American gangster (1923–2009)

Alfonso "Al the Pizza Man" Tornabene (January 16, 1923 - May 17, 2009) was a Chicago-area resident who was reported by several newspapers to have been a high-ranking member of the Chicago Outfit crime organization.

== Career as a pizzeria owner ==

In 1955, Tornabene opened the Villa Nova pizzeria in Stickney, Illinois. He and his family later expanded the business to three other locations around Chicago. In 2015 and 2020 it was voted as serving Chicago's best pizza.

== Career in the Chicago Outfit ==

Tornabene began his career in the Chicago Outfit as a bookie. However, he never had a criminal record of any kind. He was a long time member of the Chicago Heights street crew.

In 1997, Tornabene was identified by the Chicago Crime Commission in its "New Faces of Organized Crime" book as being a member of the Outfit crime organization. Tornabene was identified as being a lieutenant for the Outfit's West Side Crew, which at that time was run by Anthony Centracchio.

Subsequently, Tornabene was identified as having helped to run the Outfit while its then-boss, James Marcello, was imprisoned between 1992 and 2003.

Court records also showed that Tornabene had presided over a 1983 ceremony that made several mobsters full members of the Outfit, including Frank Calabrese, Sr. and Nicholas Calabrese. Tornabene had presided over the ceremony along with Joseph Aiuppa, Nicholas Calabrese told federal investigators. Several other men were apparently inducted at the ceremony, though due to their age and standing in the organization, they are thought to have been re-inducted.
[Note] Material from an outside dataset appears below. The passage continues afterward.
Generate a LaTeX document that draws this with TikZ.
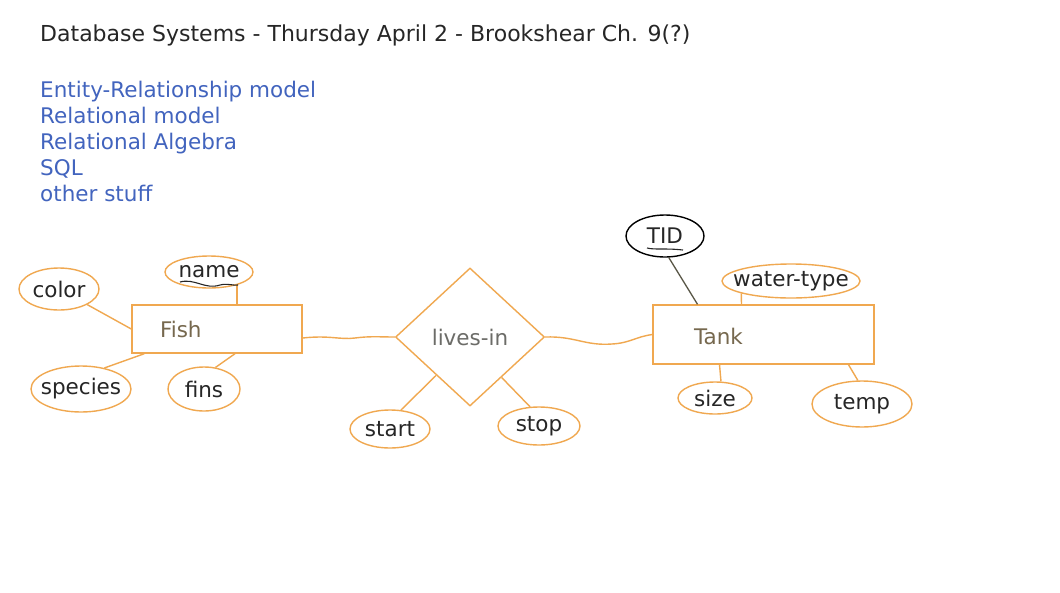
\documentclass[tikz,border=0pt]{standalone}
\usepackage{fontspec}
\setmainfont{DejaVu Sans}
\usepackage{tikz}
\usetikzlibrary{shapes.geometric,shapes,positioning,calc}
\definecolor{penorange}{RGB}{240,168,80}
\definecolor{listblue}{RGB}{66,100,190}
\definecolor{boxtext}{RGB}{118,104,78}
\definecolor{reltext}{RGB}{108,108,104}
\definecolor{attrtext}{RGB}{38,38,38}
\definecolor{keyline}{RGB}{88,86,70}
\tikzstyle{entity}=[draw=penorange, line width=1.4pt, rectangle, inner sep=0pt, minimum height=48pt, text=boxtext, font=\fontsize{21.5}{26}\selectfont]
\tikzstyle{relation}=[draw=penorange, line width=1.4pt, diamond, inner sep=0pt, minimum width=149pt, minimum height=138pt, text=reltext, font=\fontsize{21.5}{26}\selectfont]
\tikzstyle{attrib}=[draw=penorange, line width=1.4pt, ellipse, inner sep=-12pt, text=attrtext, font=\fontsize{21.5}{26}\selectfont]
\tikzstyle{topic}=[anchor=west, inner sep=0pt, text height=15pt, text depth=5pt, text=listblue, font=\fontsize{21.5}{26}\selectfont]
\tikzstyle{link}=[draw=penorange, line width=1.4pt]

\begin{document}
\begin{tikzpicture}[x=1pt,y=-1pt]
\useasboundingbox[fill=white] (0,0) rectangle (1060,592);

% heading
\node[anchor=west, inner sep=0pt, text=attrtext, font=\fontsize{22}{26}\selectfont] (title) at (40,35) {Database Systems - Thursday April 2 - Brookshear Ch. 9(?)};

% topics
\foreach \t [count=\i] in {Entity-Relationship model, Relational model, Relational Algebra, SQL, other stuff}
  \node[topic] (topic\i) at (40,66+26*\i) {\t};

% entities and relationship
\node[entity, minimum width=170pt, text width=114pt] (fish) at (217,329) {Fish};
\node[entity, minimum width=221pt, minimum height=59pt, text width=139pt, text height=24pt, text depth=5pt] (tank) at (763.5,334.5) {Tank};
\node[relation] (rel) at (470,337) {lives-in};

\draw[link] ([yshift=-9pt]fish.east) .. controls (330,335) and (340,340) .. (355,338) .. controls (370,336) and (380,337) .. (rel.west);
\draw[link] (rel.east) .. controls (575,336) and (585,346) .. (612,344) .. controls (630,343) and (635,337) .. (tank.west);

% Fish attributes
\node[attrib, minimum width=80pt, minimum height=42pt] (color) at (59,289) {color};
\node[attrib, minimum width=88pt, minimum height=32pt] (name) at (209,272) {name};
\node[attrib, minimum width=100pt, minimum height=46pt] (species) at (81,389) {species};
\node[attrib, minimum width=72pt, minimum height=44pt] (fins) at (204,389) {fins};
\draw[link] (color) -- (fish.west);
\draw[link] (name.-25) -- (name.-25 |- fish.north);
\draw[link] (species.42) -- ([xshift=13pt]fish.south west);
\draw[link] (fins.62) -- ([xshift=18pt]fish.south);
\draw[line width=1.1pt, attrtext] (180,282) .. controls (195,278) and (205,290) .. (220,285) .. controls (228,283) and (234,286) .. (238,285);

% relationship attributes
\node[attrib, minimum width=80pt, minimum height=38pt] (start) at (390,429) {start};
\node[attrib, minimum width=82pt, minimum height=38pt] (stop) at (539,426) {stop};
\draw[link] (start.60) -- ($(rel.west)!0.55!(rel.south)$);
\draw[link] (stop.115) -- ($(rel.east)!0.58!(rel.south)$);

% Tank attributes
\node[attrib, draw=black, minimum width=78pt, minimum height=42pt] (tid) at (665,236) {TID};
\node[attrib, minimum width=138pt, minimum height=34pt] (water) at (791,281) {water-type};
\node[attrib, minimum width=74pt, minimum height=32pt] (size) at (715,398) {size};
\node[attrib, minimum width=100pt, minimum height=46pt] (temp) at (862,404) {temp};
\draw[line width=1.3pt, keyline] (tid.-80) -- ([xshift=-66pt]tank.north);
\draw[link] (water.-166) -- ([xshift=-22pt]tank.north);
\draw[link] (size.70) -- ([xshift=-44pt]tank.south);
\draw[link] (temp.100) -- ([xshift=85pt]tank.south);
\draw[line width=1.1pt, attrtext] (647,248) .. controls (655,250) and (665,248) .. (683,250);

\end{tikzpicture}
\end{document}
In 2007, the Chicago Crime Commission's then-chief, James Wagner, told the Chicago Tribune that Tornabene was running the Outfit's activities in Chicago's south suburbs.

In 2009, Tornabene was identified as having been an original target in the Operation Family Secrets mob investigation in 2002, an investigation that ultimately sent Outfit members James Marcello, Joseph Lombardo and Frank Calabrese, Sr. to federal prison for life. However, Tornabene was never charged in the Family Secrets case.

One of Tornabene's associates, Anthony Zizzo, disappeared on August 31, 2006, after leaving his house in Westmont, Illinois. Zizzo's car was abandoned at a restaurant in Melrose Park, Illinois.

== Death ==

Tornabene died on May 17, 2009, at MacNeal Hospital in Berwyn, Illinois, of complications related to peptic ulcer disease.

== Personal ==

Tornabene's wife died in 1988. He was survived by one daughter, a sister and a granddaughter.

Tornabene was reported to be the cousin of Chicago Outfit boss Samuel Carlisi. He also was reported to have been the brother of Frank Tornabene, who was active in Outfit vice rackets.

Tornabene lived for most of his life in Stickney, Illinois.

Contrary to what was reported by ABC news, Al Tornabene was not related by marriage to Rod Blagojevich, nor was he related to Frank Tornabene. Tornabene had 2 brothers (Sam and Roy) and one sister. Roy had 3 kids Carmen Roy and Marie. Roy had a daughter and Carmen had 4 kids Nick Joe Roy and Gina. Joe has to daughters and Nick has a daughter and a son, Vincenzo.